The EY Center for Board Matters (EY Center) has issued How audit committees can prepare for 2024 Q1 reporting.  The EY Center’s paper provides a summary of key developments related to risk, financial reporting, and regulatory matters of interest to audit committee members.  It addresses five topics:


  • Risk management.  In late 2023, Tapestry Networks, an independent firm supported by EY, convened audit committee chairs to discuss audit committee risk concerns and oversight practices. The audit committee chairs identified seven top risk concerns: (1) Artificial intelligence and other technology-driven risks; (2) Cybersecurity; (3) Political and regulatory uncertainty; (4) Tensions stemming from international conflict; (5) Shifts in global tax policy; (6) Labor challenges; and (7) Unforeseen or “black swan” risks.  With respect to item (5), global tax policy changes, the paper highlights the OECD’s Pillar Two Global Anti-Base Erosion (GloBE) rules, which took effect on January 1, 2024 in many countries.  The Center suggests that “[a]udit committees will want to make sure management teams are monitoring developments in the relevant jurisdictions to determine the impact of GloBE rules on financial statements, audits and tax filings.”


  • New changes to internal audit standards. The Institute of Internal Auditors has issued new Global Internal Audit Standards which become effective on January 9, 2025.  These standards are designed to guide the professional practice of internal auditing and serve as a basis for evaluating the quality of the internal audit function.  While the standards are not mandatory, EY notes that “conformance to them offers boards comfort that Internal Audit (IA) is operating against a trusted framework and delivering on its mandate.”

  • Accounting and disclosures.  The EY Center notes two accounting and disclosure issues -- Financial reporting considerations related to commercial real estate and interim period estimation of the annual effective tax rate.  With respect to commercial real estate, the Center states:  “Entities that own or operate commercial real estate and their lenders will need to consider how their accounting and financial reporting may be affected by current macroeconomic factors such as the increased cost of capital, tighter lending standards, and industry trends, including changes in cash flows and occupancy rates for certain properties.”  As to tax rate estimation,  EY recommends that audit committees “inquire whether forecasts used for estimating income taxes are consistent with those used for other purposes and incorporate the effects of current economic conditions.”


  • Investor views on risks and other growing areas of focus in 2024.  Based on conversations with “investor stewardship leaders,” the EY Center identifies several areas of investor focus, including the impact on talent of shifting labor dynamics and emerging technologies; climate change and related environmental issues; and board quality, effectiveness, and engagement. 

  • SEC rulemaking and other reporting considerations.

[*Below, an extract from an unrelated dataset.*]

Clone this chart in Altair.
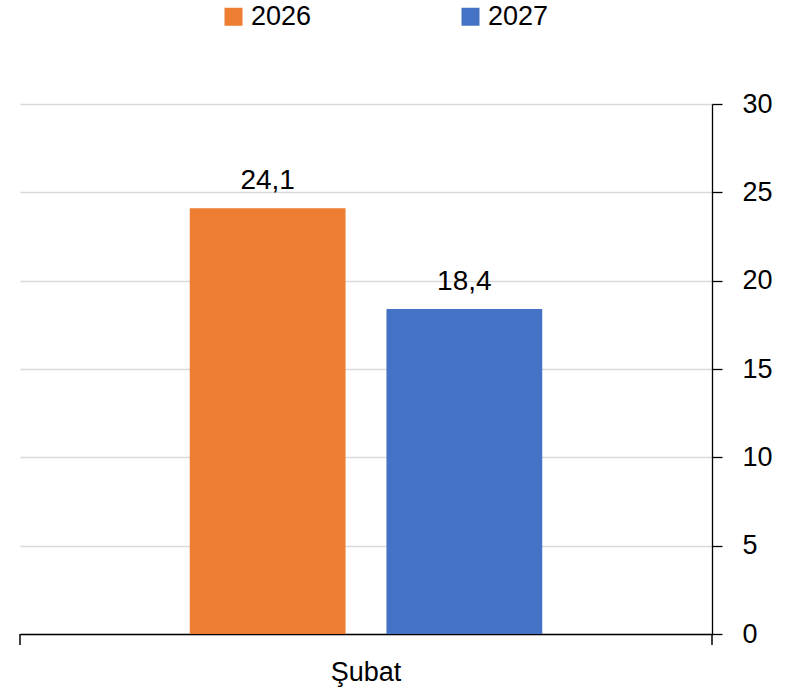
import altair as alt
import pandas as pd

categories = ["Şubat", "Şubat"]
years = ["2026", "2027"]
values = [24.1, 18.4]
colors = ["#ED7D31", "#4472C4"]
y_ticks = [0, 5, 10, 15, 20, 25, 30]

df = pd.DataFrame({"month": categories, "year": years, "value": values})

W, H = 692, 530
FONT = "Liberation Sans"
FS = 27

base = alt.Chart(df).encode(
    x=alt.X(
        "month:N",
        title=None,
        scale=alt.Scale(paddingInner=0, paddingOuter=0),
        axis=alt.Axis(labelAngle=0, ticks=False, domainColor="black", domainWidth=1.5,
                      labelPadding=25, labelFontSize=FS, labelColor="black", grid=False),
    ),
    xOffset=alt.XOffset("year:N", scale=alt.Scale(domain=years, paddingInner=0.208, paddingOuter=0.863)),
    y=alt.Y(
        "value:Q",
        title=None,
        scale=alt.Scale(domain=[0, 30]),
        axis=alt.Axis(orient="right", values=y_ticks, tickColor="black", tickSize=10,
                      tickWidth=1.3, domainColor="black", domainWidth=1.3, labelPadding=20,
                      labelFontSize=FS, labelColor="black",
                      grid=True, gridColor="#d9d9d9", gridWidth=1.3),
    ),
)

bars = base.mark_bar().encode(
    color=alt.Color(
        "year:N",
        scale=alt.Scale(domain=years, range=colors),
        legend=alt.Legend(orient="none", legendX=200, legendY=-101, direction="horizontal",
                          title=None, symbolType="square", symbolSize=324, symbolStrokeWidth=0,
                          labelFontSize=FS, labelColor="black", columnPadding=145, padding=0,
                          labelOffset=4),
    )
)

labels = base.transform_calculate(
    lab="replace(format(datum.value, '.1f'), '.', ',')"
).mark_text(baseline="bottom", dy=-13, fontSize=28, color="black").encode(text="lab:N")

tick_df = pd.DataFrame({"t": [0]})
tick_left = alt.Chart(tick_df).mark_rule(color="black", strokeWidth=1.5).encode(
    x=alt.value(0), y=alt.value(H), y2=alt.value(H + 11))
tick_right = alt.Chart(tick_df).mark_rule(color="black", strokeWidth=1.5).encode(
    x=alt.value(W), y=alt.value(H), y2=alt.value(H + 11))

chart = alt.layer(bars, labels, tick_left, tick_right).properties(
    width=W, height=H,
    autosize=alt.AutoSizeParams(type="none"),
    padding={"left": 20, "top": 104, "right": 88, "bottom": 65},
).configure(font=FONT).configure_view(stroke=None)

chart.save("out.html", embed_options={"renderer": "svg", "actions": False})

The Center highlights four SEC developments that impact audit committees:

(1)   Adoption of climate-related disclosure rules.  Audit committees should monitor “the company’s readiness and implementation efforts to comply once legal challenges are resolved.”  Audit committees should also “monitor that companies are implementing (and maintaining) strong disclosure controls and procedures over climate‑related data to produce investor-grade and assurance-ready climate disclosures.” See SEC Adopts Landmark Climate Change Disclosure Rules, March 2024 Update and SEC Puts its New Climate Disclosure Rules on Hold in this Update.

(2)   Adoption of disclosure rules for special purpose acquisition companies.

(3)   Chair Gensler’s public remarks about the risks and opportunities of artificial intelligence in the capital markets.

(4)   SEC Chief Accountant Paul Munter’s statement calling for greater auditor attention to professional skepticism and reminding audit committees of their investor protection role.  See SEC Chief Accountant Calls on Auditors to Improve and on Audit Committees to Be Proactive, February 2024 Update.


The paper concludes with a series of questions that audit committees should consider asking in their discussions with management, compliance personnel, and internal and external auditors.  These questions fall under three headings:  Risk management-related inquiries; Accounting, disclosures, and other financial reporting-related inquiries; and Inquiries to auditors.